Frank Henke: Yes. In many companies, resources for creative programming and innovation, as well as the implementation of measures, have been shifted toward compliance and reporting. This has done the issue a real disservice. We have repeatedly pointed out this fundamental misstep to German government agencies and the EU – but there was a viewpoint that was unshakeable due to political majorities.
Steven Rohles: Despite all the setbacks, where do you see light at the end of the tunnel? And what can motivate small and medium-sized enterprises in particular to tackle ESG anyway?
Frank Henke: I see the need to view the issue in conjunction with future economic challenges. Especially against the backdrop of resource scarcity, we must promote closed cycles from an economic perspective – from waste to value. Everything that is waste must be seen as a raw material for products. However, we cannot achieve this through excessive regulation, but only through technical innovation. Let's give companies this freedom.
We also often focus the discussion too much on the climate. For many, this is often too abstract. Other issues such as water quality, water availability, and raw material availability are very tangible environmental and business issues where companies have even stronger intrinsic motivation.
Steven Rohles: You mentioned earlier that the mood was different before the Green Deal...
Frank Henke: Yes, and that's the crucial point. When I think back to discussions with other companies, there was much greater enthusiasm and motivation to really see the issue as a topic for innovation. That has been completely overshadowed by regulation.

"Before the Green Deal, there was much greater internal motivation to see sustainability as a real innovation topic. The inspiring element has completely disappeared – but that's exactly what we need again."
Steven Rohles: What advice would you give to a medium-sized company that wants to tackle ESG but doesn't know where to start?
Frank Henke: Start small, but with real substance. Don't try to report on everything at once. It's better to tackle three issues properly than twenty half-heartedly. The issues must fit 100% with the company's business model.
Steven Rohles: A kind of return to the roots?
Frank Henke: Exactly. Back to what ESG should actually be: a tool to make companies more sustainable, innovative, and resilient. Not a compliance monster that eats up all resources.

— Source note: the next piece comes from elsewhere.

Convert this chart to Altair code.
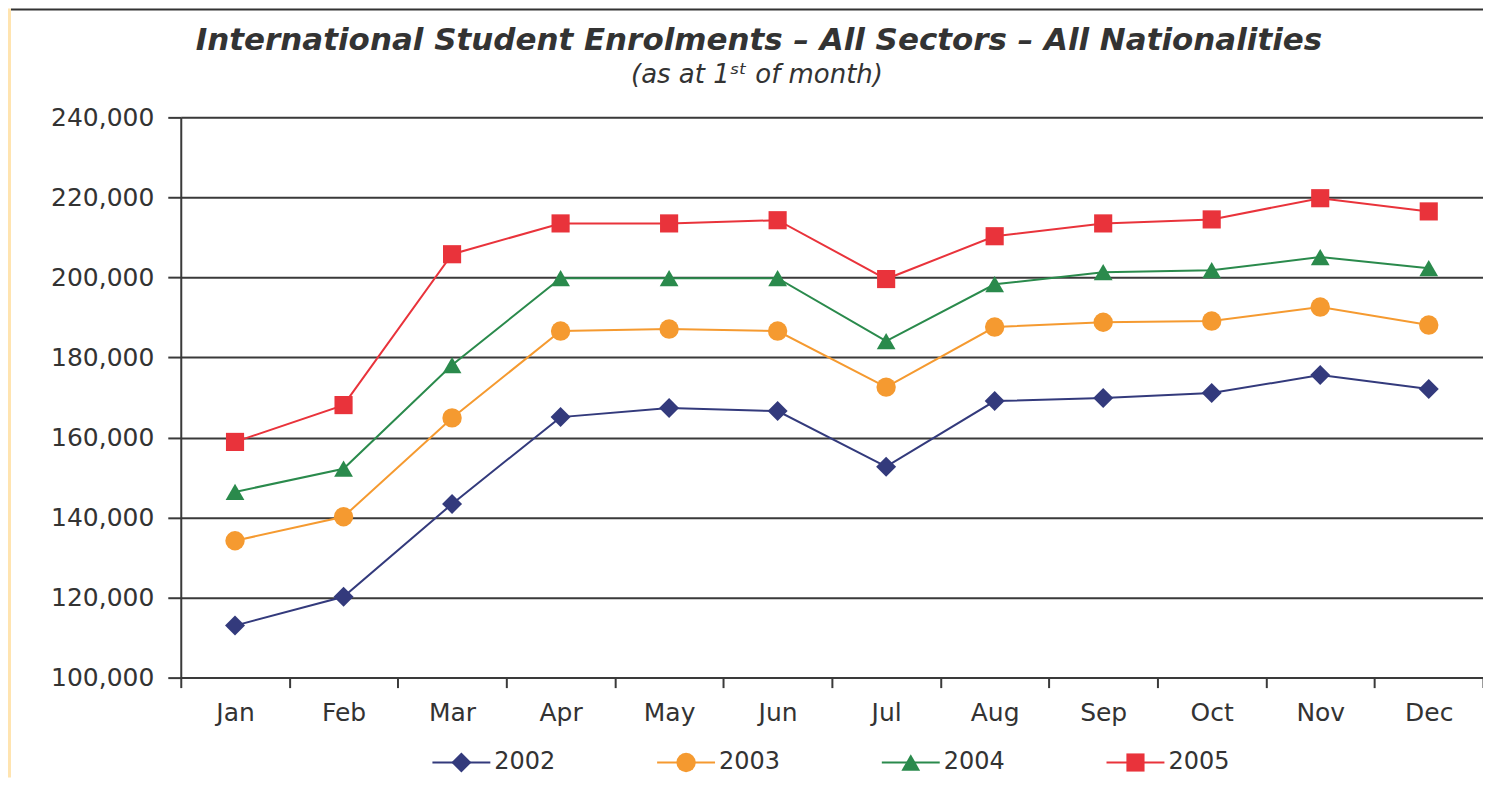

Steven Rohles: Frank, thank you very much for talking to us.
Frank Henke
Frank Henke studied economics and political science at Friedrich-Alexander University in Nuremberg-Erlangen and joined adidas in 1991. In 1995, at a time when sustainability was still considered a niche issue, he took on the task of developing adidas' sustainability program, including its sustainability reporting, and expanded the program from Europe to the global supply chain. From 2001 to 2019, he served as Senior Vice President of Sustainability and Social & Environmental Affairs, where he was responsible for developing the company's sustainability strategy. At the same time, Frank Henke was Chairman of the CSR Committee at the World Federation of the Sporting Goods Industry (WFSGI) from 1995 to 2023.